"Paul Lutus" <nospam@nosite.zzz> wrote in message news://izXO7.107540$YD.8811261@news2.aus1.giganews.com... > "The Scarlet Manuka" <sacha@maths.uwa.edu.au> wrote in message > news://a6934a10.0112031920.1314297a@posting.google.com... > > > > A default > > > definition is, ipso facto, a single definition. > > > > Only if it is to be universally applied. I see no reason why > > a default may not have limited scope. > > This begs the question of the meaning of "default definition," in a way > calculated to generate heat, not light.

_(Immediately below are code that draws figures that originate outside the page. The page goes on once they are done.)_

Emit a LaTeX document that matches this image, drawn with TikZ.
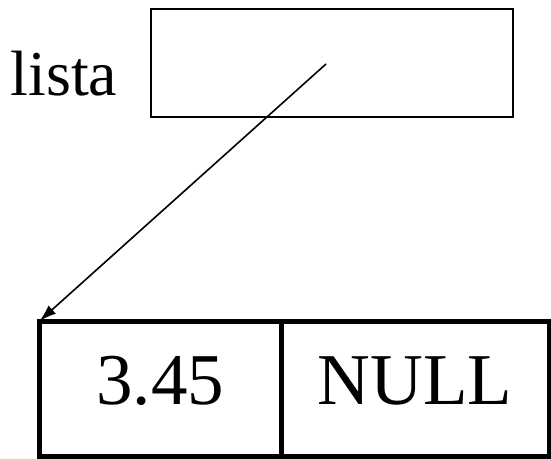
\documentclass[tikz,border=0pt]{standalone}
\usepackage{fontspec}
\setmainfont{Liberation Serif}
\usetikzlibrary{arrows.meta,positioning}

\tikzset{
	ptrbox/.style={draw, line width=1.6pt, minimum width=362pt, minimum height=107.5pt, inner sep=0pt, outer sep=0pt},
	cell/.style={draw, line width=5pt, minimum height=135pt, inner sep=0pt, outer sep=0pt,
		font=\fontsize{73}{73}\selectfont, text height=49pt, text depth=17pt},
}

\begin{document}
\begin{tikzpicture}[x=1pt,y=1pt]
	\useasboundingbox (0,0) rectangle (551,-458);

	%the pointer variable
	\node[ptrbox] (ptr) at (332,-63) {};
	\node[font=\fontsize{64}{64}\selectfont, anchor=base, inner sep=0pt] (lista) at (64,-95) {lista};

	%the list node: value and next
	\node[cell, minimum width=241.5pt] (val) at (160.25,-388.5) {3.45};
	\node[cell, minimum width=268pt, right=0pt of val] (next) {NULL};

	\coordinate (ptrstart) at ([xshift=-6pt,yshift=-1pt]ptr.center);
	\draw[line width=1.6pt, -{Latex[length=17pt,width=11pt]}] (ptrstart) -- (val.north west);
\end{tikzpicture}
\end{document}
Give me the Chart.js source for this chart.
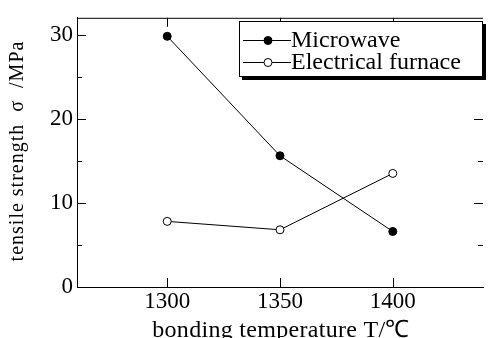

Why? As I've said many times now, it's quite reasonable to give a default number system for a particular subject. Then "default definition" resolves to a context-dependent number system. This poses no problems, unless you want to know what the default is without specifying a context - in which case the answer is obviously that there is none.
> > Let's restore some context. "Such a number system" refers to > > the specific phrase, "the number system that permits ordinary > > arithmetic operations". My claim is that there are many such > > number systems, and therefore one cannot speak of "the number > > system that permits ordinary arithmetic operations", as if > > there was only one, any more than one can speak of "the positive > > integer less than 10", because that does not specify a single > > integer. > No default. End of story.
Set a default integer, say 2. We still can't speak of "the positive integer less than 10". As I said in the bit you discarded, if you have a non-singleton set, making one of its elements the default doesn't change the set to a singleton.